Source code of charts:
# # # #

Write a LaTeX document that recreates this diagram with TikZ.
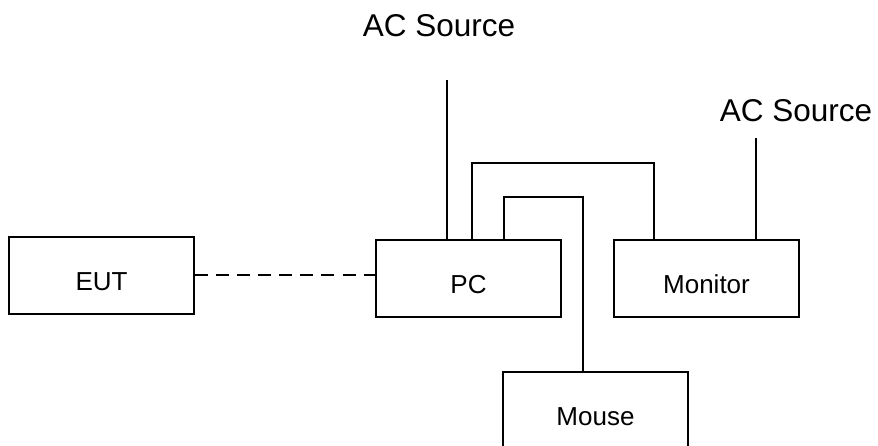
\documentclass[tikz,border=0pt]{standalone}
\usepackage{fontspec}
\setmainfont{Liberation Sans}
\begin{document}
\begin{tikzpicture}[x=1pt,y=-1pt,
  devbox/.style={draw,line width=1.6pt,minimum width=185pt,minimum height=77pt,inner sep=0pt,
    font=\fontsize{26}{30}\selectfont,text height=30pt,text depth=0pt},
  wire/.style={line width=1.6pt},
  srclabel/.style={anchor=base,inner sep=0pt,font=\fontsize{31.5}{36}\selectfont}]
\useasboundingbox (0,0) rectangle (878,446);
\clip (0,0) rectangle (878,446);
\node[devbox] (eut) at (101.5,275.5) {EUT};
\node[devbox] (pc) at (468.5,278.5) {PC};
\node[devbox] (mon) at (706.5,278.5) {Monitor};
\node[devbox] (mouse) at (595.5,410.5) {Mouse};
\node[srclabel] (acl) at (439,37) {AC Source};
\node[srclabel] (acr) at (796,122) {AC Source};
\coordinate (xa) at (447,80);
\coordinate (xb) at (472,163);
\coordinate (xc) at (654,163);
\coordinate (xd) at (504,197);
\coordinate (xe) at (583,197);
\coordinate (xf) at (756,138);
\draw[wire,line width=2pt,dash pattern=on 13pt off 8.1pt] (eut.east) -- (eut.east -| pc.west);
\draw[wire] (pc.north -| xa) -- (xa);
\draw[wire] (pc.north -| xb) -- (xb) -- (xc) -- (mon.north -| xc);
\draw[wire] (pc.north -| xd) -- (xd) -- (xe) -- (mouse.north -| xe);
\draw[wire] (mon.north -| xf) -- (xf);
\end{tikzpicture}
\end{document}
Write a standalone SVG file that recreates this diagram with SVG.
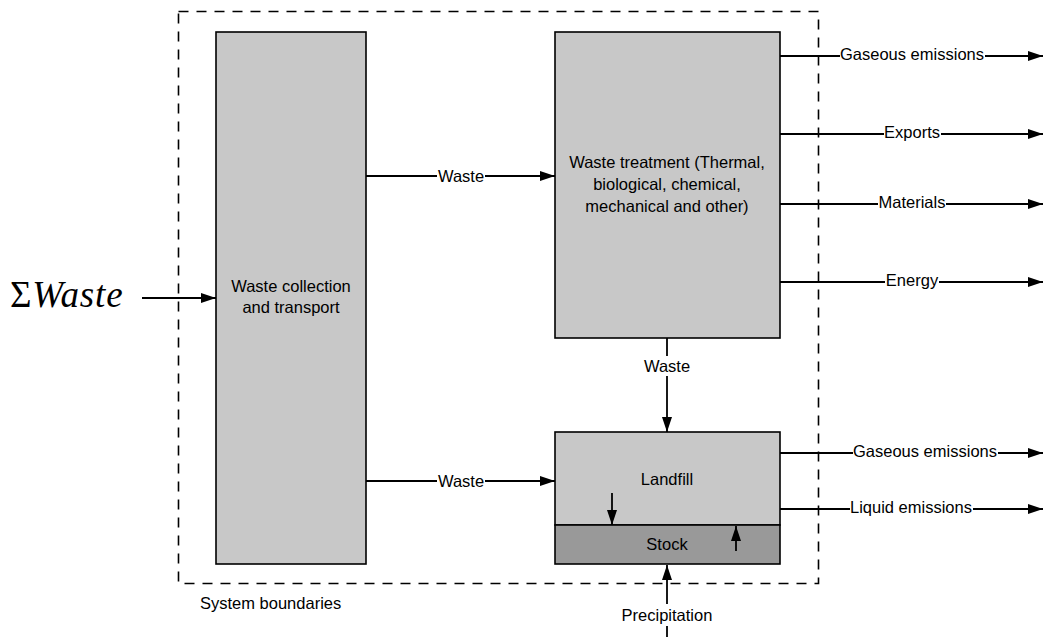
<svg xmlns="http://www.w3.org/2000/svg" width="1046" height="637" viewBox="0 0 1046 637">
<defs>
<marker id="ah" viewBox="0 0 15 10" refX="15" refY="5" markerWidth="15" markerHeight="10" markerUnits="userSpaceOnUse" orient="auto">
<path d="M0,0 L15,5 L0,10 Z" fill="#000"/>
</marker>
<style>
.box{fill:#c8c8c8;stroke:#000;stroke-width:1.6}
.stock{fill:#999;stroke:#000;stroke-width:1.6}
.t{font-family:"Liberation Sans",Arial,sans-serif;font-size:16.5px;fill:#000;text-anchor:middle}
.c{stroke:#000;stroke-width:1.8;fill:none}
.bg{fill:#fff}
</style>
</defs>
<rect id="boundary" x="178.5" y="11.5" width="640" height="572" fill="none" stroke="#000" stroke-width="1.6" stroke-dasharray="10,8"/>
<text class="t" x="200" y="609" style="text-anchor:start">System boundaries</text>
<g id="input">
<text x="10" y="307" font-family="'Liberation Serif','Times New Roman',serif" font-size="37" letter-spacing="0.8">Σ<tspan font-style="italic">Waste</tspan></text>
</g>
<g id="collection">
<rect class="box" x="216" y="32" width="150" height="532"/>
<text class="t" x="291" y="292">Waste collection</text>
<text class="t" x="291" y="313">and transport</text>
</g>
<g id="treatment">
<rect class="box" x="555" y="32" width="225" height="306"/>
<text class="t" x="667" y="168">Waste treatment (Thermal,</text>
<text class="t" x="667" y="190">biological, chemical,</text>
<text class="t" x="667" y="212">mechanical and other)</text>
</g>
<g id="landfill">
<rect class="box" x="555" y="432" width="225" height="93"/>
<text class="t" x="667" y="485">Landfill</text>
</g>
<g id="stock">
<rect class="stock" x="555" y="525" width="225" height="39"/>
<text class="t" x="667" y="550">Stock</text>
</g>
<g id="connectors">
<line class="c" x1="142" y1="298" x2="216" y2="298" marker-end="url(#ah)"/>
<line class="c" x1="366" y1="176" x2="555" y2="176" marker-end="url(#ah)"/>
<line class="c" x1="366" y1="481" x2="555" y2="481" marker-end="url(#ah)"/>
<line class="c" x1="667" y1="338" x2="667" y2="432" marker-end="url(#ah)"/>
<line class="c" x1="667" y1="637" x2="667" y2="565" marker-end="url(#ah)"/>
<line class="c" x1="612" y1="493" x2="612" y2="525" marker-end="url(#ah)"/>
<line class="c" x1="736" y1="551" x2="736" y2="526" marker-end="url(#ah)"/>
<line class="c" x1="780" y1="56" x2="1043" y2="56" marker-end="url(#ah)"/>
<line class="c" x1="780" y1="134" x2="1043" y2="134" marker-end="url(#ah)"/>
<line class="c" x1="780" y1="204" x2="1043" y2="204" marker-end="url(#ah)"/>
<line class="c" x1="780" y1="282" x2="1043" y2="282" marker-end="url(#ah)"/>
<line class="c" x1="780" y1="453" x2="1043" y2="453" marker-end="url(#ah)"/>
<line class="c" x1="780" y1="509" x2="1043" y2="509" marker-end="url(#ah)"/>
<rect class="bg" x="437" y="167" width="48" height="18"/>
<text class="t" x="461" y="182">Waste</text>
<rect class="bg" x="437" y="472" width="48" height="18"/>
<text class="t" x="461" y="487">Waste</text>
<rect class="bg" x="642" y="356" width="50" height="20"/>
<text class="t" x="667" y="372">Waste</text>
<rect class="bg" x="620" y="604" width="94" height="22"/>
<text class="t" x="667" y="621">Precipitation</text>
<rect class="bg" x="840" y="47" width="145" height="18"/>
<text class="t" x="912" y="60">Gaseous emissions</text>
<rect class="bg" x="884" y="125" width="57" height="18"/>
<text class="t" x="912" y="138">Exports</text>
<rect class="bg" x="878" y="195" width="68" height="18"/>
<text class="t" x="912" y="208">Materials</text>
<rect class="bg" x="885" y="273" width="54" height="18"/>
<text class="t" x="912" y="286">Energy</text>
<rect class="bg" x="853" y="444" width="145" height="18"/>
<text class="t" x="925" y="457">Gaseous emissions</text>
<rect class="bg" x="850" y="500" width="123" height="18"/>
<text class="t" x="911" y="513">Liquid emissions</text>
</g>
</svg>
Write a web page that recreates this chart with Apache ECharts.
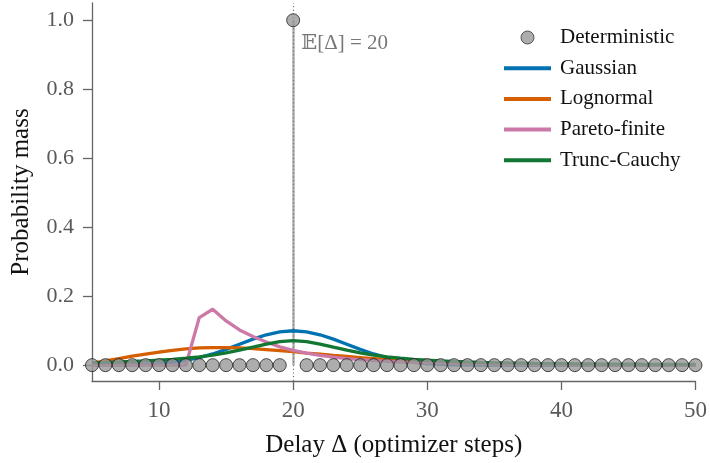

# # # #

- **Given task**:
Copy the material exactly. Do not include the pictures.

- **In response**:
Write a LaTeX document that recreates this diagram with TikZ.
\documentclass[tikz,border=0pt]{standalone}
\usepackage{fontspec}
\setmainfont{Liberation Sans}
\begin{document}
\begin{tikzpicture}[x=1pt,y=-1pt,
  devbox/.style={draw,line width=1.6pt,minimum width=185pt,minimum height=77pt,inner sep=0pt,
    font=\fontsize{26}{30}\selectfont,text height=30pt,text depth=0pt},
  wire/.style={line width=1.6pt},
  srclabel/.style={anchor=base,inner sep=0pt,font=\fontsize{31.5}{36}\selectfont}]
\useasboundingbox (0,0) rectangle (878,446);
\clip (0,0) rectangle (878,446);
\node[devbox] (eut) at (101.5,275.5) {EUT};
\node[devbox] (pc) at (468.5,278.5) {PC};
\node[devbox] (mon) at (706.5,278.5) {Monitor};
\node[devbox] (mouse) at (595.5,410.5) {Mouse};
\node[srclabel] (acl) at (439,37) {AC Source};
\node[srclabel] (acr) at (796,122) {AC Source};
\coordinate (xa) at (447,80);
\coordinate (xb) at (472,163);
\coordinate (xc) at (654,163);
\coordinate (xd) at (504,197);
\coordinate (xe) at (583,197);
\coordinate (xf) at (756,138);
\draw[wire,line width=2pt,dash pattern=on 13pt off 8.1pt] (eut.east) -- (eut.east -| pc.west);
\draw[wire] (pc.north -| xa) -- (xa);
\draw[wire] (pc.north -| xb) -- (xb) -- (xc) -- (mon.north -| xc);
\draw[wire] (pc.north -| xd) -- (xd) -- (xe) -- (mouse.north -| xe);
\draw[wire] (mon.north -| xf) -- (xf);
\end{tikzpicture}
\end{document}
Write a standalone SVG file that recreates this diagram with SVG.
<svg xmlns="http://www.w3.org/2000/svg" width="1046" height="637" viewBox="0 0 1046 637">
<defs>
<marker id="ah" viewBox="0 0 15 10" refX="15" refY="5" markerWidth="15" markerHeight="10" markerUnits="userSpaceOnUse" orient="auto">
<path d="M0,0 L15,5 L0,10 Z" fill="#000"/>
</marker>
<style>
.box{fill:#c8c8c8;stroke:#000;stroke-width:1.6}
.stock{fill:#999;stroke:#000;stroke-width:1.6}
.t{font-family:"Liberation Sans",Arial,sans-serif;font-size:16.5px;fill:#000;text-anchor:middle}
.c{stroke:#000;stroke-width:1.8;fill:none}
.bg{fill:#fff}
</style>
</defs>
<rect id="boundary" x="178.5" y="11.5" width="640" height="572" fill="none" stroke="#000" stroke-width="1.6" stroke-dasharray="10,8"/>
<text class="t" x="200" y="609" style="text-anchor:start">System boundaries</text>
<g id="input">
<text x="10" y="307" font-family="'Liberation Serif','Times New Roman',serif" font-size="37" letter-spacing="0.8">Σ<tspan font-style="italic">Waste</tspan></text>
</g>
<g id="collection">
<rect class="box" x="216" y="32" width="150" height="532"/>
<text class="t" x="291" y="292">Waste collection</text>
<text class="t" x="291" y="313">and transport</text>
</g>
<g id="treatment">
<rect class="box" x="555" y="32" width="225" height="306"/>
<text class="t" x="667" y="168">Waste treatment (Thermal,</text>
<text class="t" x="667" y="190">biological, chemical,</text>
<text class="t" x="667" y="212">mechanical and other)</text>
</g>
<g id="landfill">
<rect class="box" x="555" y="432" width="225" height="93"/>
<text class="t" x="667" y="485">Landfill</text>
</g>
<g id="stock">
<rect class="stock" x="555" y="525" width="225" height="39"/>
<text class="t" x="667" y="550">Stock</text>
</g>
<g id="connectors">
<line class="c" x1="142" y1="298" x2="216" y2="298" marker-end="url(#ah)"/>
<line class="c" x1="366" y1="176" x2="555" y2="176" marker-end="url(#ah)"/>
<line class="c" x1="366" y1="481" x2="555" y2="481" marker-end="url(#ah)"/>
<line class="c" x1="667" y1="338" x2="667" y2="432" marker-end="url(#ah)"/>
<line class="c" x1="667" y1="637" x2="667" y2="565" marker-end="url(#ah)"/>
<line class="c" x1="612" y1="493" x2="612" y2="525" marker-end="url(#ah)"/>
<line class="c" x1="736" y1="551" x2="736" y2="526" marker-end="url(#ah)"/>
<line class="c" x1="780" y1="56" x2="1043" y2="56" marker-end="url(#ah)"/>
<line class="c" x1="780" y1="134" x2="1043" y2="134" marker-end="url(#ah)"/>
<line class="c" x1="780" y1="204" x2="1043" y2="204" marker-end="url(#ah)"/>
<line class="c" x1="780" y1="282" x2="1043" y2="282" marker-end="url(#ah)"/>
<line class="c" x1="780" y1="453" x2="1043" y2="453" marker-end="url(#ah)"/>
<line class="c" x1="780" y1="509" x2="1043" y2="509" marker-end="url(#ah)"/>
<rect class="bg" x="437" y="167" width="48" height="18"/>
<text class="t" x="461" y="182">Waste</text>
<rect class="bg" x="437" y="472" width="48" height="18"/>
<text class="t" x="461" y="487">Waste</text>
<rect class="bg" x="642" y="356" width="50" height="20"/>
<text class="t" x="667" y="372">Waste</text>
<rect class="bg" x="620" y="604" width="94" height="22"/>
<text class="t" x="667" y="621">Precipitation</text>
<rect class="bg" x="840" y="47" width="145" height="18"/>
<text class="t" x="912" y="60">Gaseous emissions</text>
<rect class="bg" x="884" y="125" width="57" height="18"/>
<text class="t" x="912" y="138">Exports</text>
<rect class="bg" x="878" y="195" width="68" height="18"/>
<text class="t" x="912" y="208">Materials</text>
<rect class="bg" x="885" y="273" width="54" height="18"/>
<text class="t" x="912" y="286">Energy</text>
<rect class="bg" x="853" y="444" width="145" height="18"/>
<text class="t" x="925" y="457">Gaseous emissions</text>
<rect class="bg" x="850" y="500" width="123" height="18"/>
<text class="t" x="911" y="513">Liquid emissions</text>
</g>
</svg>
Write a web page that recreates this chart with Apache ECharts.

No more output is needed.